Should I oversize the breaker?
No, always follow the 125% rule and manufacturer guidelines. Arbitrarily oversizing the breaker to prevent nuisance tripping defeats the purpose of the safety device, putting the wiring and the property at severe risk of fire.
Do heat pumps need a dedicated circuit?
Yes, for safety and performance. A dedicated circuit is mandated by major electrical codes to prevent overloading shared circuits, minimize voltage drop during startup, and isolate heavy mechanical loads from the rest of the electrical system.

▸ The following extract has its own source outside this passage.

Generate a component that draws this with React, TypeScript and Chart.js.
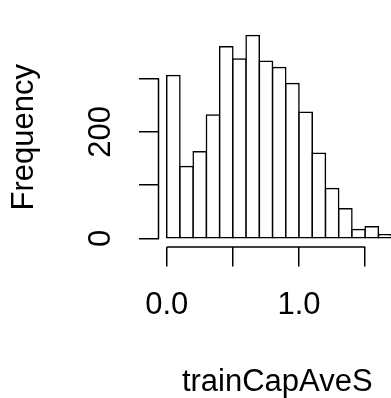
import React, { useEffect, useRef } from "react";
import { Chart, registerables } from "chart.js";

Chart.register(...registerables);

// Histogram bins (left edges) and bin width
const binStarts = [0.0, 0.1, 0.2, 0.3, 0.4, 0.5, 0.6, 0.7, 0.8, 0.9, 1.0, 1.1, 1.2, 1.3, 1.4, 1.5, 1.6];
const binWidth = 0.1;
// Frequencies per bin
const counts = [306, 135, 163, 232, 360, 337, 381, 333, 321, 291, 237, 160, 94, 56, 17, 22, 7];

const xTicks = [0, 0.5, 1.0, 1.5];
const xTickLabels = ["0.0", "", "1.0", ""];
const yTicks = [0, 100, 200, 300];
const yTickLabels = ["0", "", "200", ""];

const xTitle = "trainCapAveS";
const yTitle = "Frequency";

const FONT = "'Liberation Sans', Arial, Helvetica, sans-serif";
const FS = 31;

export default function App() {
  const ref = useRef<HTMLCanvasElement>(null);

  useEffect(() => {
    if (!ref.current) return;

    const axisLines = {
      id: "axisLines",
      afterDraw(chart: any) {
        const { ctx, chartArea, scales } = chart;
        const xs = scales.x;
        const ys = scales.y;
        ctx.save();
        ctx.strokeStyle = "#000";
        ctx.lineWidth = 1.5;
        ctx.beginPath();
        ctx.moveTo(xs.getPixelForValue(xTicks[0]), chartArea.bottom);
        ctx.lineTo(xs.getPixelForValue(xTicks[xTicks.length - 1]), chartArea.bottom);
        ctx.moveTo(chartArea.left, ys.getPixelForValue(yTicks[0]));
        ctx.lineTo(chartArea.left, ys.getPixelForValue(yTicks[yTicks.length - 1]));
        ctx.stroke();
        ctx.restore();
      },
    };

    const chart = new Chart(ref.current, {
      type: "bar",
      data: {
        datasets: [
          {
            data: binStarts.map((s, i) => ({ x: s + binWidth / 2, y: counts[i] })),
            backgroundColor: "#ffffff",
            borderColor: "#000000",
            borderWidth: 1.5,
            borderSkipped: false,
            inflateAmount: 0.75,
            barPercentage: 1,
            categoryPercentage: 1,
          } as any,
        ],
      },
      options: {
        responsive: false,
        animation: false,
        events: [],
        layout: { padding: { top: 24, right: 0, bottom: 0, left: 0 } },
        plugins: { legend: { display: false }, tooltip: { enabled: false } },
        scales: {
          x: {
            type: "linear",
            min: -0.062,
            max: 1.733,
            offset: false,
            afterBuildTicks: (s: any) => {
              s.ticks = xTicks.map((v) => ({ value: v }));
            },
            afterFit: (s: any) => {
              s.height = 151;
            },
            grid: {
              offset: false,
              drawOnChartArea: false,
              drawTicks: true,
              tickLength: 19.5,
              color: "#000",
              lineWidth: 1.5,
            },
            border: { display: false },
            ticks: {
              autoSkip: false,
              maxRotation: 0,
              minRotation: 0,
              padding: 23.6,
              color: "#000",
              font: { family: FONT, size: FS, lineHeight: 1 },
              callback: (_v: any, i: number) => xTickLabels[i],
            },
            title: {
              display: true,
              text: xTitle,
              color: "#000",
              font: { family: FONT, size: FS, lineHeight: 1 },
              padding: { top: 0, bottom: 0 },
            },
          } as any,
          y: {
            type: "linear",
            min: -16,
            max: 396,
            afterBuildTicks: (s: any) => {
              s.ticks = yTicks.map((v) => ({ value: v }));
            },
            afterFit: (s: any) => {
              s.width = 158.5;
            },
            grid: {
              drawOnChartArea: false,
              drawTicks: true,
              tickLength: 19.5,
              color: "#000",
              lineWidth: 1.5,
            },
            border: { display: false },
            ticks: {
              autoSkip: false,
              minRotation: 90,
              maxRotation: 90,
              crossAlign: "center",
              padding: 12.1,
              color: "#000",
              font: { family: FONT, size: FS, lineHeight: 1 },
              callback: (_v: any, i: number) => yTickLabels[i],
            },
            title: {
              display: true,
              text: yTitle,
              color: "#000",
              font: { family: FONT, size: FS, lineHeight: 1 },
              padding: { top: 8.8, bottom: 0 },
            },
          } as any,
        },
      },
      plugins: [axisLines],
    });

    return () => chart.destroy();
  }, []);

  return (
    <div
      style={{
        position: "fixed",
        left: 0,
        top: 0,
        width: 391,
        height: 398,
        overflow: "hidden",
        background: "#fff",
      }}
    >
      <canvas ref={ref} width={396} height={398} style={{ display: "block" }} />
    </div>
  );
}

Conclusion: Choosing the Right MCB Size for Heat Pumps
Determining the appropriate circuit breaker for heat pump installations is a critical task that bridges electrical engineering principles with practical HVAC functionality. By strictly utilizing the 125% continuous load rule, contractors can establish a safe baseline that prevents thermal degradation of protective devices. Furthermore, professionals must carefully consider the mechanical startup current of the compressor, ensuring the selected MCB features the correct tripping curve (typically Type C) to tolerate brief inrush surges without nuisance tripping. Ultimately, the manufacturer’s data plate serves as the supreme guide, providing maximum overcurrent protection ratings that must never be exceeded.
Selecting the correct MCB size for a heat pump ensures safe operation, prevents nuisance tripping, and protects both the equipment and electrical system. For B2B suppliers, wholesalers, and field electricians, adhering to these structured sizing guidelines guarantees professional, compliant installations that protect the client’s investment and property.
Disclaimer: The information provided in this guide is for educational and general reference purposes only. Electrical regulations vary significantly by region and jurisdiction. Always consult and strictly adhere to your local electrical codes (such as NEC, IEC, or BS 7671), local authority having jurisdiction (AHJ), and the specific heat pump manufacturer’s installation manuals before performing any electrical sizing or installation work.